Based on this confusion, large parts of the citizenry in current Western societies seem to be ready to abandon the public sphere and their political rights. This immediately means that the political sphere is occupied and “managed” by private and public organisations (and combinations of these), a situation which can be readily called “corporatism.” It is then that we see political and corporate leaders suggesting a trade-off between “security” and freedom.

The paradox behind this “evolution” of Western democracy, which is actually a regression, is that with exaltation of the individual (i.e. the Person) we reach a degeneration of the Subject (i.e. the Citizen). The correlate of the loss of democratic public values is the weakening and impoverishment of the Person which is transformed into a passive and atomised consumer. On the other side of the equation, devoid of the energies of the Person, the consensual, public Subject becomes a ghost of itself, a residue which has only formal political rights but is completely managed, protected and controlled by state, economic and political organisations.

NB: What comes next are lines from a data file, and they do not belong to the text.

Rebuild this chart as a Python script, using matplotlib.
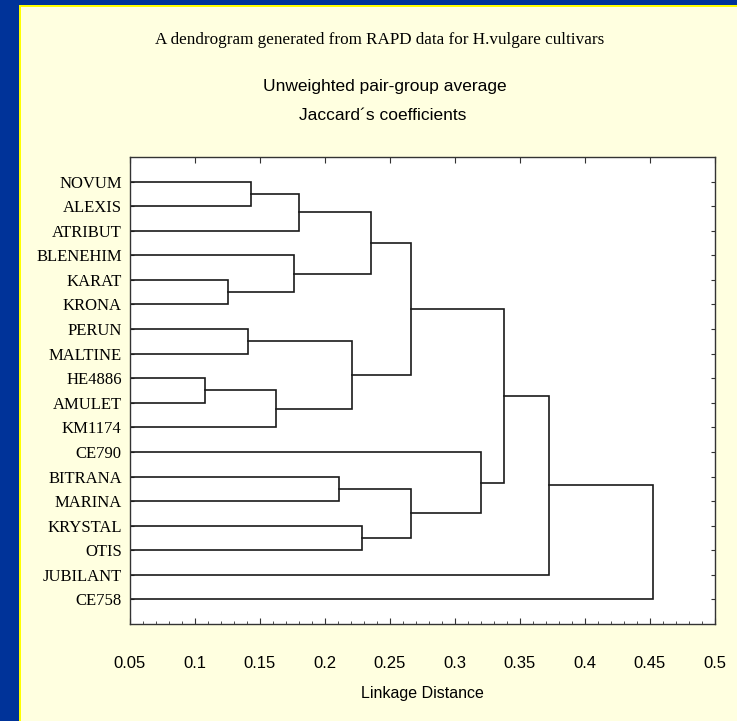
"""
Dendrogram (UPGMA, Jaccard) of RAPD data for H. vulgare cultivars
"""

import matplotlib
matplotlib.use('Agg')
from matplotlib import pyplot as plt
from matplotlib.patches import Rectangle
from matplotlib.ticker import MultipleLocator

# Leaves, top to bottom
cultivars = ['NOVUM', 'ALEXIS', 'ATRIBUT', 'BLENEHIM', 'KARAT', 'KRONA',
             'PERUN', 'MALTINE', 'HE4886', 'AMULET', 'KM1174', 'CE790',
             'BITRANA', 'MARINA', 'KRYSTAL', 'OTIS', 'JUBILANT', 'CE758']

# Merges: (left node, right node, linkage distance); new nodes numbered from 18
merge_left = [0, 18, 4, 3, 19, 6, 8, 24, 23, 22, 12, 14, 28, 11, 27, 32, 33]
merge_right = [1, 2, 5, 20, 21, 7, 9, 10, 25, 26, 13, 15, 29, 30, 31, 16, 17]
merge_dist = [0.143, 0.180, 0.125, 0.1765, 0.2355, 0.141, 0.1075, 0.162,
              0.221, 0.266, 0.211, 0.2285, 0.2665, 0.320, 0.3375, 0.372, 0.452]

x_ticks = [0.05, 0.1, 0.15, 0.2, 0.25, 0.3, 0.35, 0.4, 0.45, 0.5]
x_labels = ['0.05', '0.1', '0.15', '0.2', '0.25', '0.3', '0.35', '0.4', '0.45', '0.5']

sans = ['Liberation Sans', 'DejaVu Sans']
serif = ['Liberation Serif', 'DejaVu Serif']

fig = plt.figure(figsize=(7.37, 7.21), dpi=100)
fig.patch.set_facecolor('#ffffe0')

# Blue frame with yellow inner edge (left and top only)
W, H = 737.0, 721.0
fig.patches.append(Rectangle((0, 0), 19 / W, 1, transform=fig.transFigure,
                             facecolor='#003399', edgecolor='none', zorder=0))
fig.patches.append(Rectangle((0, 1 - 5 / H), 1, 5 / H, transform=fig.transFigure,
                             facecolor='#003399', edgecolor='none', zorder=0))
fig.patches.append(Rectangle((19 / W, 0), 2 / W, 1 - 5 / H, transform=fig.transFigure,
                             facecolor='#ffff00', edgecolor='none', zorder=0))
fig.patches.append(Rectangle((19 / W, 1 - 7 / H), 1, 2 / H, transform=fig.transFigure,
                             facecolor='#ffff00', edgecolor='none', zorder=0))

ax = fig.add_axes([130 / W, 1 - 624 / H, 585 / W, 467 / H])
ax.set_facecolor('white')

# Draw the tree
node_y = {i: i + 1 for i in range(len(cultivars))}
node_h = {i: 0.0 for i in range(len(cultivars))}
for k, (a, b, d) in enumerate(zip(merge_left, merge_right, merge_dist)):
    ya, yb = node_y[a], node_y[b]
    ax.plot([node_h[a], d, d, node_h[b]], [ya, ya, yb, yb],
            color='#1a1a1a', linewidth=1.2, solid_joinstyle='miter')
    node_y[len(cultivars) + k] = (ya + yb) / 2
    node_h[len(cultivars) + k] = d

ax.set_xlim(0.05, 0.5)
ax.set_ylim(len(cultivars) + 1, 0)

ax.set_xticks(x_ticks)
ax.set_xticklabels(x_labels, family=sans, fontsize=12)
ax.xaxis.set_minor_locator(MultipleLocator(0.01))
ax.tick_params(axis='x', which='major', direction='in', length=4, top=True,
               pad=23, color='#333333')
ax.tick_params(axis='x', which='minor', direction='in', length=2, top=False,
               color='#333333')

ax.set_yticks(range(1, len(cultivars) + 1))
ax.set_yticklabels(cultivars, family=serif, fontsize=12)
ax.tick_params(axis='y', direction='in', length=3, right=True, pad=6,
               color='#333333')

for s in ax.spines.values():
    s.set_linewidth(1.0)
    s.set_color('#333333')

ax.set_xlabel('Linkage Distance', family=sans, fontsize=11.5, labelpad=11)

fig.text(380 / W, 1 - 40 / H,
         'A dendrogram generated from RAPD data for H.vulgare cultivars',
         family=serif, fontsize=12.3, ha='center', va='center')
fig.text(385 / W, 1 - 86 / H, 'Unweighted pair-group average',
         family=sans, fontsize=12.5, ha='center', va='center')
fig.text(383 / W, 1 - 116 / H, 'Jaccard\u00b4s coefficients',
         family=sans, fontsize=12.5, ha='center', va='center')

plt.savefig('out.png', dpi=100, facecolor=fig.get_facecolor())
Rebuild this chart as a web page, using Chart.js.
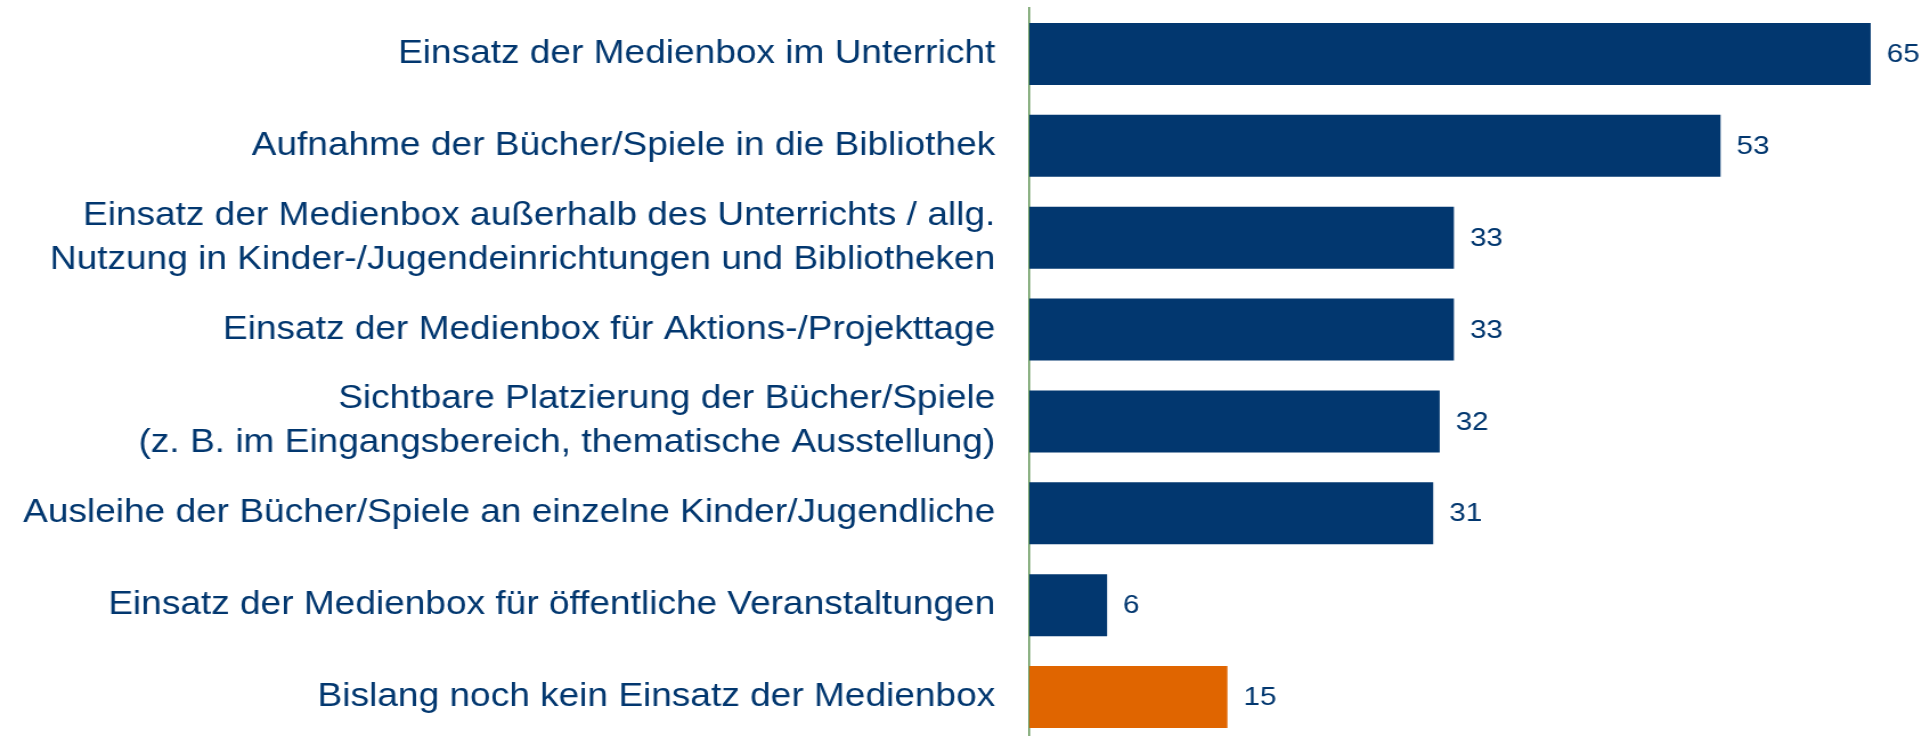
<!DOCTYPE html>
<html>
<head>
<meta charset="utf-8">
<script src="https://cdn.jsdelivr.net/npm/chart.js@4/dist/chart.umd.min.js"></script>
<style>
  html, body { margin: 0; padding: 0; background: #fff; overflow: hidden; }
  #wrap {
    position: absolute; left: 0; top: 0;
    width: 1685px; height: 743px;
    transform: scaleX(1.14); transform-origin: 0 0;
  }
</style>
</head>
<body>
<div id="wrap"><canvas id="myChart"></canvas></div>
<script>
/* input values (percent, labels shown rounded) */
var categories = [
  "Einsatz der Medienbox im Unterricht",
  "Aufnahme der Bücher/Spiele in die Bibliothek",
  ["Einsatz der Medienbox außerhalb des Unterrichts / allg.", "Nutzung in Kinder-/Jugendeinrichtungen und Bibliotheken"],
  "Einsatz der Medienbox für Aktions-/Projekttage",
  ["Sichtbare Platzierung der Bücher/Spiele", "(z. B. im Eingangsbereich, thematische Ausstellung)"],
  "Ausleihe der Bücher/Spiele an einzelne Kinder/Jugendliche",
  "Einsatz der Medienbox für öffentliche Veranstaltungen",
  "Bislang noch kein Einsatz der Medienbox"
];
var values = [65, 53.4, 32.8, 32.8, 31.7, 31.2, 6, 15.3];
var highlighted = ["Bislang noch kein Einsatz der Medienbox"];

var blue = "#02376F";
var orange = "#E06500";
var font = "'Liberation Sans', Arial, sans-serif";

/* value labels at the bar ends */
var valueLabels = {
  id: "valueLabels",
  afterDatasetsDraw: function (chart) {
    var ctx = chart.ctx;
    var meta = chart.getDatasetMeta(0);
    ctx.save();
    ctx.fillStyle = blue;
    ctx.font = "26px " + font;
    ctx.textAlign = "left";
    ctx.textBaseline = "middle";
    meta.data.forEach(function (bar, i) {
      ctx.fillText(Math.round(values[i]), bar.x + 14, bar.y + 1);
    });
    ctx.restore();
  }
};

new Chart(document.getElementById("myChart"), {
  type: "bar",
  data: {
    labels: categories,
    datasets: [
      {
        data: values,
        backgroundColor: function (c) {
          var lbl = categories[c.dataIndex];
          return highlighted.indexOf(lbl) >= 0 ? orange : blue;
        },
        categoryPercentage: 1,
        barPercentage: 0.675
      }
    ]
  },
  options: {
    indexAxis: "y",
    responsive: true,
    maintainAspectRatio: false,
    animation: false,
    layout: { padding: { top: 8, right: 10, bottom: 0, left: 0 } },
    plugins: {
      legend: { display: false },
      tooltip: { enabled: false }
    },
    scales: {
      x: { display: false, min: 0, max: 68 },
      y: {
        afterFit: function (scale) {
          scale.width = 903;
          scale.paddingTop = 0;
          scale.paddingBottom = 0;
        },
        grid: { display: true, color: "transparent", drawTicks: false },
        border: { display: true, color: "#5f9353", width: 1.5 },
        ticks: {
          color: blue,
          padding: 30,
          font: { family: font, size: 32.5, lineHeight: 1.35 }
        }
      }
    }
  },
  plugins: [valueLabels]
});
</script>
</body>
</html>
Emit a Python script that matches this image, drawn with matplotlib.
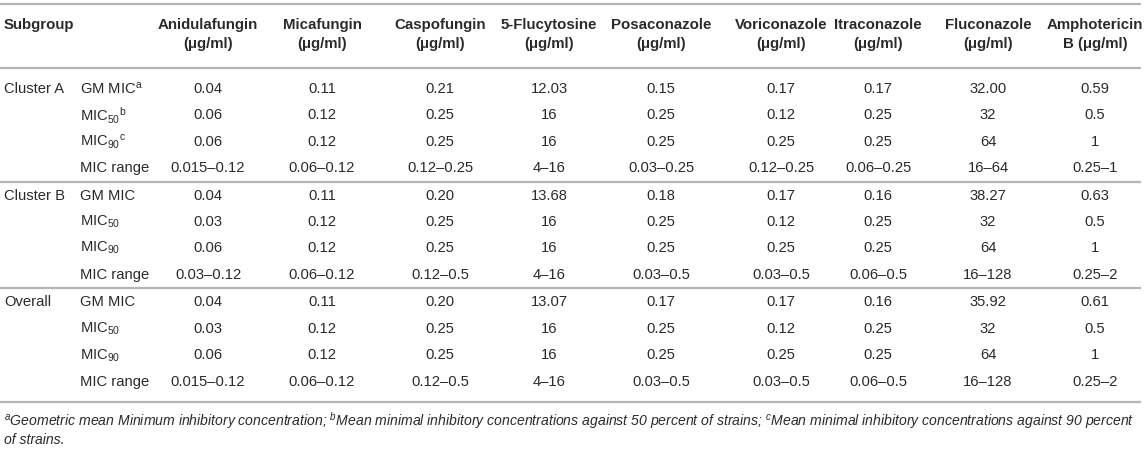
import matplotlib
matplotlib.use("Agg")
import matplotlib.pyplot as plt

plt.rcParams["font.family"] = ["Liberation Sans", "DejaVu Sans"]
plt.rcParams["mathtext.fontset"] = "custom"
plt.rcParams["mathtext.rm"] = "Liberation Sans"
plt.rcParams["mathtext.it"] = "Liberation Sans:italic"
plt.rcParams["mathtext.bf"] = "Liberation Sans:bold"

# --- table content ---
drugs = ["Anidulafungin", "Micafungin", "Caspofungin", "5-Flucytosine", "Posaconazole",
         "Voriconazole", "Itraconazole", "Fluconazole", "Amphotericin"]
units = ["(μg/ml)"] * 8 + ["B (μg/ml)"]
groups = ["Cluster A", "Cluster B", "Overall"]
stats_first = ["GM MIC$^{\\mathrm{a}}$", "MIC$_{50}$$^{\\mathrm{b}}$", "MIC$_{90}$$^{\\mathrm{c}}$", "MIC range"]
stats_other = ["GM MIC", "MIC$_{50}$", "MIC$_{90}$", "MIC range"]

cluster_a = [
    ["0.04", "0.11", "0.21", "12.03", "0.15", "0.17", "0.17", "32.00", "0.59"],
    ["0.06", "0.12", "0.25", "16", "0.25", "0.12", "0.25", "32", "0.5"],
    ["0.06", "0.12", "0.25", "16", "0.25", "0.25", "0.25", "64", "1"],
    ["0.015–0.12", "0.06–0.12", "0.12–0.25", "4–16", "0.03–0.25", "0.12–0.25", "0.06–0.25", "16–64", "0.25–1"],
]
cluster_b = [
    ["0.04", "0.11", "0.20", "13.68", "0.18", "0.17", "0.16", "38.27", "0.63"],
    ["0.03", "0.12", "0.25", "16", "0.25", "0.12", "0.25", "32", "0.5"],
    ["0.06", "0.12", "0.25", "16", "0.25", "0.25", "0.25", "64", "1"],
    ["0.03–0.12", "0.06–0.12", "0.12–0.5", "4–16", "0.03–0.5", "0.03–0.5", "0.06–0.5", "16–128", "0.25–2"],
]
overall = [
    ["0.04", "0.11", "0.20", "13.07", "0.17", "0.17", "0.16", "35.92", "0.61"],
    ["0.03", "0.12", "0.25", "16", "0.25", "0.12", "0.25", "32", "0.5"],
    ["0.06", "0.12", "0.25", "16", "0.25", "0.25", "0.25", "64", "1"],
    ["0.015–0.12", "0.06–0.12", "0.12–0.5", "4–16", "0.03–0.5", "0.03–0.5", "0.06–0.5", "16–128", "0.25–2"],
]
footnote_1 = ("$^{a}$Geometric mean Minimum inhibitory concentration; $^{b}$Mean minimal inhibitory "
              "concentrations against 50 percent of strains; $^{c}$Mean minimal inhibitory "
              "concentrations against 90 percent")
footnote_2 = "of strains."

# --- layout (pixel coords) ---
col_x = [218, 322, 440, 549, 661, 781, 878, 988, 1095]
col_x[0] = 208
group_y0 = [89, 195.5, 302.5]
row_step = 26.4
rule_y = [4, 68, 182, 288, 402]
txt = "#2a2a2a"
rule_col = "#b4b4b4"
fs_head = 10.8
fs = 10.6

fig = plt.figure(figsize=(11.44, 4.5), dpi=100)
ax = fig.add_axes([0, 0, 1, 1])
ax.set_xlim(0, 1144)
ax.set_ylim(450, 0)
ax.axis("off")

for y in rule_y:
    ax.plot([0, 1141], [y, y], color=rule_col, lw=1.6, solid_capstyle="butt")

# header
ax.text(4, 25, "Subgroup", fontsize=fs_head, fontweight="bold", color=txt, ha="left", va="center")
for x, d, u in zip(col_x, drugs, units):
    ax.text(x, 25, d, fontsize=fs_head, fontweight="bold", color=txt, ha="center", va="center")
    ax.text(x, 44, u, fontsize=fs_head, fontweight="bold", color=txt, ha="center", va="center")

# body
for gi, (name, block) in enumerate(zip(groups, [cluster_a, cluster_b, overall])):
    labels = stats_first if gi == 0 else stats_other
    for ri, (lab, row) in enumerate(zip(labels, block)):
        y = group_y0[gi] + ri * row_step
        if ri == 0:
            ax.text(4, y, name, fontsize=fs, color=txt, ha="left", va="center")
        ax.text(80, y, lab, fontsize=fs, color=txt, ha="left", va="center")
        for x, v in zip(col_x, row):
            ax.text(x, y, v, fontsize=fs, color=txt, ha="center", va="center")

ax.text(4, 421, footnote_1, fontsize=10.1, style="italic", color=txt, ha="left", va="center")
ax.text(4, 440, footnote_2, fontsize=10.1, style="italic", color=txt, ha="left", va="center")

fig.savefig("out.png", dpi=100)
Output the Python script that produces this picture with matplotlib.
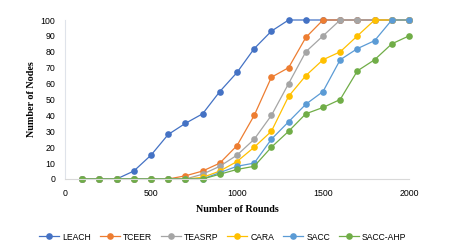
import matplotlib
matplotlib.use("Agg")
import matplotlib.pyplot as plt

rounds = [100, 200, 300, 400, 500, 600, 700, 800, 900, 1000,
          1100, 1200, 1300, 1400, 1500, 1600, 1700, 1800, 1900, 2000]
leach = [0, 0, 0, 5, 15, 28, 35, 41, 55, 67, 82, 93, 100, 100, 100, 100, 100, 100, 100, 100]
tceer = [0, 0, 0, 0, 0, 0, 2, 5, 10, 21, 40, 64, 70, 89, 100, 100, 100, 100, 100, 100]
teasrp = [0, 0, 0, 0, 0, 0, 0, 3, 8, 15, 25, 40, 60, 80, 90, 100, 100, 100, 100, 100]
cara = [0, 0, 0, 0, 0, 0, 0, 1, 5, 11, 20, 30, 52, 65, 75, 80, 90, 100, 100, 100]
sacc = [0, 0, 0, 0, 0, 0, 0, 0, 4, 8, 10, 25, 36, 47, 55, 75, 82, 87, 100, 100]
sacc_ahp = [0, 0, 0, 0, 0, 0, 0, 0, 3, 6, 8, 20, 30, 41, 45, 50, 68, 75, 85, 90]

names = ["LEACH", "TCEER", "TEASRP", "CARA", "SACC", "SACC-AHP"]
series = [leach, tceer, teasrp, cara, sacc, sacc_ahp]
colors = ["#4472C4", "#ED7D31", "#A5A5A5", "#FFC000", "#5B9BD5", "#70AD47"]

x_ticks = [0, 500, 1000, 1500, 2000]
y_ticks = list(range(0, 101, 10))

fig = plt.figure(figsize=(4.7, 2.46), dpi=100)
ax = fig.add_axes([65/470, 1-179/246, (409-65)/470, (179-20)/246])

for name, vals, c in zip(names, series, colors):
    ax.plot(rounds, vals, color=c, lw=0.9, marker="o", markersize=4.8,
            markeredgewidth=0, label=name, clip_on=False)

ax.set_xlim(0, 2000)
ax.set_ylim(0, 100)
ax.set_xticks(x_ticks)
ax.set_yticks(y_ticks)
ax.tick_params(length=0, labelsize=6.3, pad=7)
for lab in ax.get_xticklabels() + ax.get_yticklabels():
    lab.set_family("Liberation Sans")

for s in ["top", "right"]:
    ax.spines[s].set_visible(False)
ax.spines["bottom"].set_color("#d9d9d9")
ax.spines["left"].set_color("#dfe3ea")
ax.spines["bottom"].set_linewidth(0.8)
ax.spines["left"].set_linewidth(0.8)

ax.set_xlabel("Number of Rounds", family="Liberation Serif", weight="bold",
              fontsize=7.3, labelpad=5)
ax.set_ylabel("Number of Nodes", family="Liberation Serif", weight="bold",
              fontsize=7.3, labelpad=3)

fig.legend(loc="center", bbox_to_anchor=(223/470, 1-237/246), ncol=6,
           frameon=False, prop={"family": "Liberation Sans", "size": 6.2},
           handlelength=2.3, handletextpad=0.4, columnspacing=1.0)

fig.savefig("out.png", dpi=100)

The individual human person persists and tolerates this situation, under the perception that his or her most immediate “needs” and “interests” are being served, and that there still is “freedom of choice” in the market and in the most basic daily activities. Under these circumstances, political life in the West becomes a theatre, a fantasy where the fragmented and homogenized population only enters the public sphere as an external irritating force, and only when the basic living conditions are severely affected by mismanagement, fraud, war, crime or other disruptions caused by the previous lack of actual democracy and oversight.